*What you should do*
Begin with the first line below and retype each line exactly through the line containing "plt.rcParams['mathtext.it'] = 'Liberation". Any pictures are to be left out.

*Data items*
## BEGIN
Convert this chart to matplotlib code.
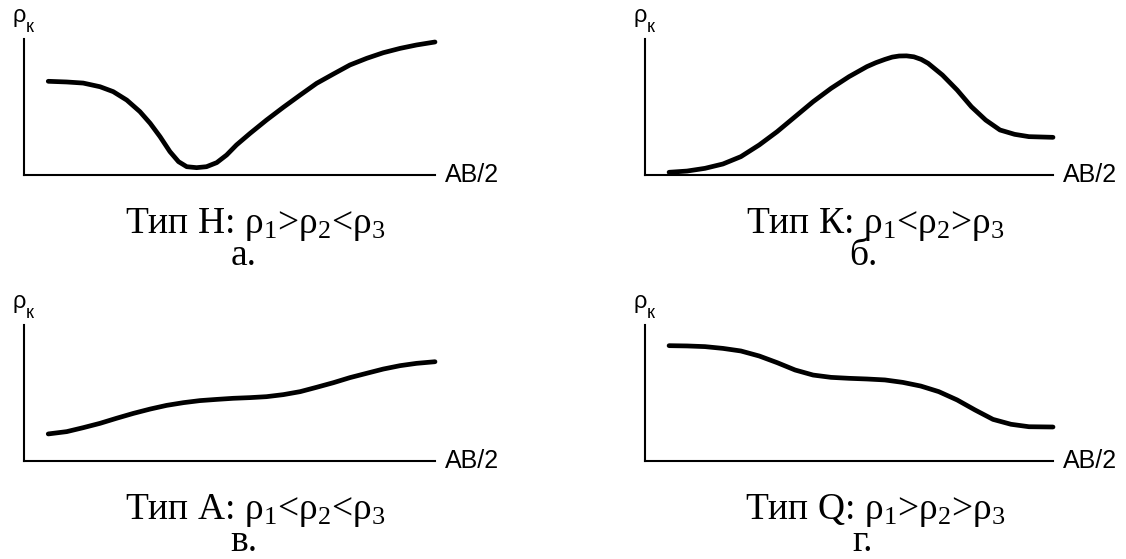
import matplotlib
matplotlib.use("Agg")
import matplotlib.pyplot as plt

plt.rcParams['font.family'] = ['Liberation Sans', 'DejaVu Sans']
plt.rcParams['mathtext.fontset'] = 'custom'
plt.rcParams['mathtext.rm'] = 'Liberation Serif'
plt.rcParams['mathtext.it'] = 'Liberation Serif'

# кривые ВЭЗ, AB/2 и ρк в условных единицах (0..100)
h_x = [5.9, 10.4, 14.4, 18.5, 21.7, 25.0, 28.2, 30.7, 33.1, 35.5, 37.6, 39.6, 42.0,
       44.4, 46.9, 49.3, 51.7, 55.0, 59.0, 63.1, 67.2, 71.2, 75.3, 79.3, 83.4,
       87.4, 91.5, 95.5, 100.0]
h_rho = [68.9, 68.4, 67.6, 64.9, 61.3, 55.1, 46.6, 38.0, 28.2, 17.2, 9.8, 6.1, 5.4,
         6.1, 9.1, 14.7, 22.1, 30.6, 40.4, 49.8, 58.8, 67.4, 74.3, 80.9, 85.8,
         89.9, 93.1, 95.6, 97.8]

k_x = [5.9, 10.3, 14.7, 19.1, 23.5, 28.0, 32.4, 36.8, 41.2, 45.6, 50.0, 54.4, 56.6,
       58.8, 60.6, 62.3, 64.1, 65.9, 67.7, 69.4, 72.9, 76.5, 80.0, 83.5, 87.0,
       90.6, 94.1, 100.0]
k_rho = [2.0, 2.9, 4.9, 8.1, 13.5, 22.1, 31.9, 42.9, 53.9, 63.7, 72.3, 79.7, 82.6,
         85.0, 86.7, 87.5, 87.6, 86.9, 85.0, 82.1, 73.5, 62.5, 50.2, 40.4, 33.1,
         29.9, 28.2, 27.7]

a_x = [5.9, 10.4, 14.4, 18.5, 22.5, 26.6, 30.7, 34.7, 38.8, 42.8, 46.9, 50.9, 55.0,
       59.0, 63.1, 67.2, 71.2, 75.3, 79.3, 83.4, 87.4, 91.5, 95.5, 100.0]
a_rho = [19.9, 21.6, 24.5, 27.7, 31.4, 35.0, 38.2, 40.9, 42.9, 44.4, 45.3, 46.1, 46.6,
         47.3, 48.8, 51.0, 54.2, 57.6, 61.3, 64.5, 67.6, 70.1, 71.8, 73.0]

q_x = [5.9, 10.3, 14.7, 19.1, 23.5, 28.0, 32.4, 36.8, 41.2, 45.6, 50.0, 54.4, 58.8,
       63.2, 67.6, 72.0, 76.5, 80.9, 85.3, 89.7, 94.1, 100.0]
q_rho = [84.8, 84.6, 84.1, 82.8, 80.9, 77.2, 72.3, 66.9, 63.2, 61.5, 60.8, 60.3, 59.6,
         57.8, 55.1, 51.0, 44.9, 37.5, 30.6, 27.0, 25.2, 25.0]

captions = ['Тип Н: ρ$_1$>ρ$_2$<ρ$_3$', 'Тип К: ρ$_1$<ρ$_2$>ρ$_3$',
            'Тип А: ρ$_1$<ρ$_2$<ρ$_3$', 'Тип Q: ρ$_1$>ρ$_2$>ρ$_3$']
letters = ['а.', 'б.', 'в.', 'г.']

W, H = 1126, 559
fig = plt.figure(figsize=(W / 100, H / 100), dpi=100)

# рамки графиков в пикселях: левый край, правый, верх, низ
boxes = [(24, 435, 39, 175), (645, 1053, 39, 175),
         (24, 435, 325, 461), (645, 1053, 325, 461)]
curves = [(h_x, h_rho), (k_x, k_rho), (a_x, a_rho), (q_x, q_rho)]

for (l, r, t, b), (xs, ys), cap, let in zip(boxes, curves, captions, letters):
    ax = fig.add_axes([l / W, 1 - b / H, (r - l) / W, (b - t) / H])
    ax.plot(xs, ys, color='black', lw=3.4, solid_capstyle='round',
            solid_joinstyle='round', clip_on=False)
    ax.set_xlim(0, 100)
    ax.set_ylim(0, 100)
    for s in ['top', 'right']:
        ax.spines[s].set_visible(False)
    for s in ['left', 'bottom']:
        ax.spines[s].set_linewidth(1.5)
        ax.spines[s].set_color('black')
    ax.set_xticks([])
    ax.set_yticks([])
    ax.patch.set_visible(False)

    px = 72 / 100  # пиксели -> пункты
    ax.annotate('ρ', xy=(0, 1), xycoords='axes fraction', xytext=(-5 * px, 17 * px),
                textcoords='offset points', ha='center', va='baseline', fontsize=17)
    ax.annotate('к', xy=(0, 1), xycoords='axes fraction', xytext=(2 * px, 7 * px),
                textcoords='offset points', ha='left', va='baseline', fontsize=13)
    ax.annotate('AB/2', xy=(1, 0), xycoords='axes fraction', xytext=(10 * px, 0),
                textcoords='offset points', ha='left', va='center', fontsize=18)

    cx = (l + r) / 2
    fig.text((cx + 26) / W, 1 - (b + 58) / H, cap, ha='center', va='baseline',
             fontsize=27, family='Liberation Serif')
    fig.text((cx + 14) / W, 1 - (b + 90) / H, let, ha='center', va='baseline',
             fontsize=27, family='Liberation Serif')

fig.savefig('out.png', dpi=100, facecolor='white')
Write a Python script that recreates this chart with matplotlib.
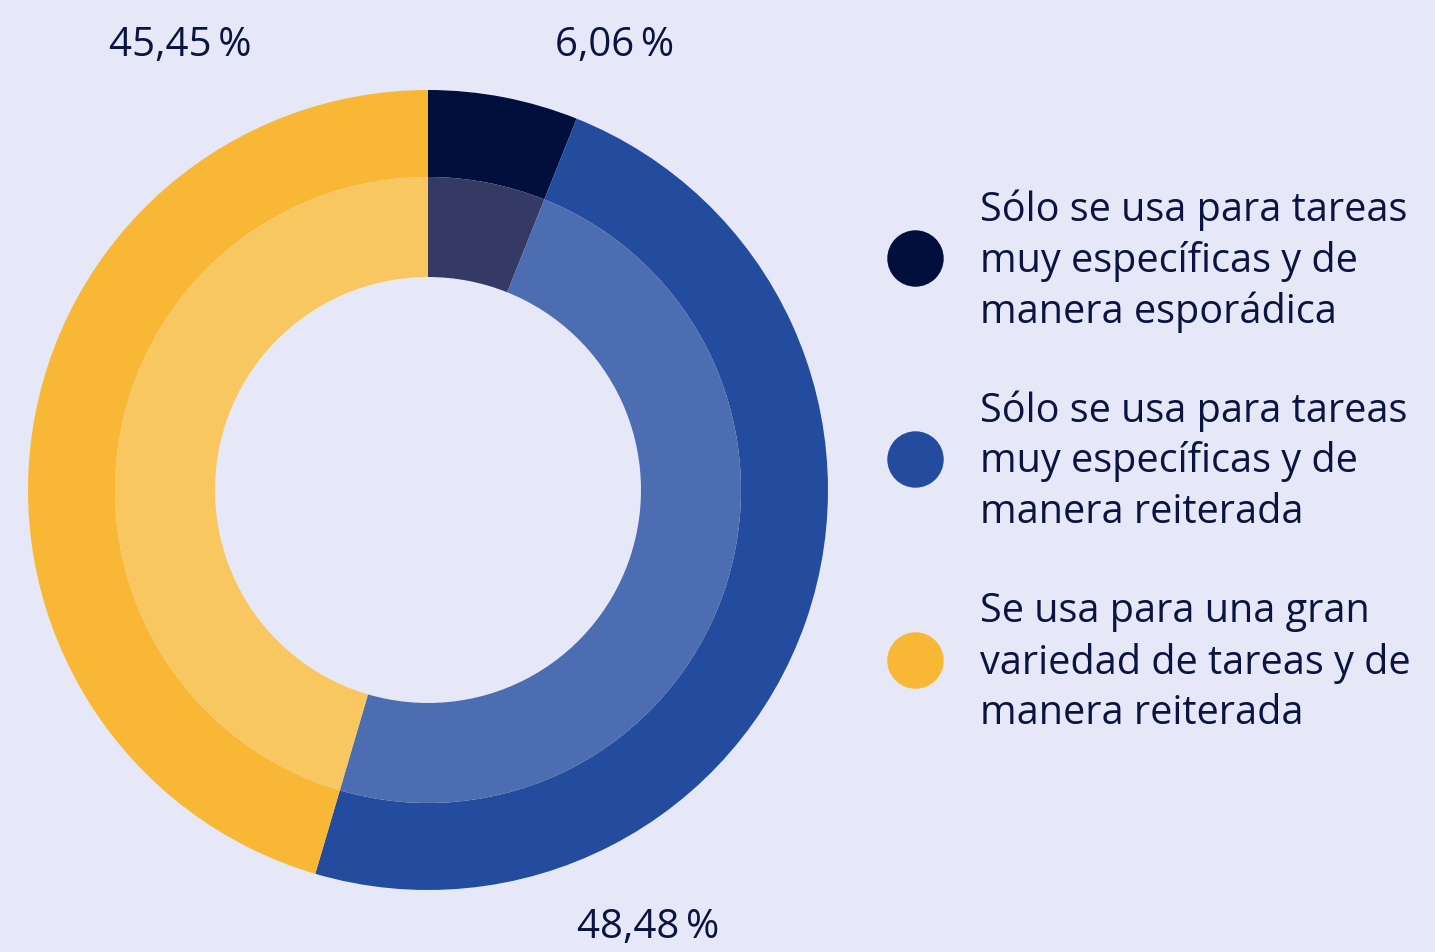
## END
*Answer to the exercise*
Convert this chart to matplotlib code.
import matplotlib
matplotlib.use("Agg")
import matplotlib.pyplot as plt

plt.rcParams['font.family'] = ['Liberation Sans', 'DejaVu Sans']
plt.rcParams['mathtext.fontset'] = 'custom'
plt.rcParams['mathtext.rm'] = 'Liberation Serif'
plt.rcParams['mathtext.it'] = 'Liberation Serif'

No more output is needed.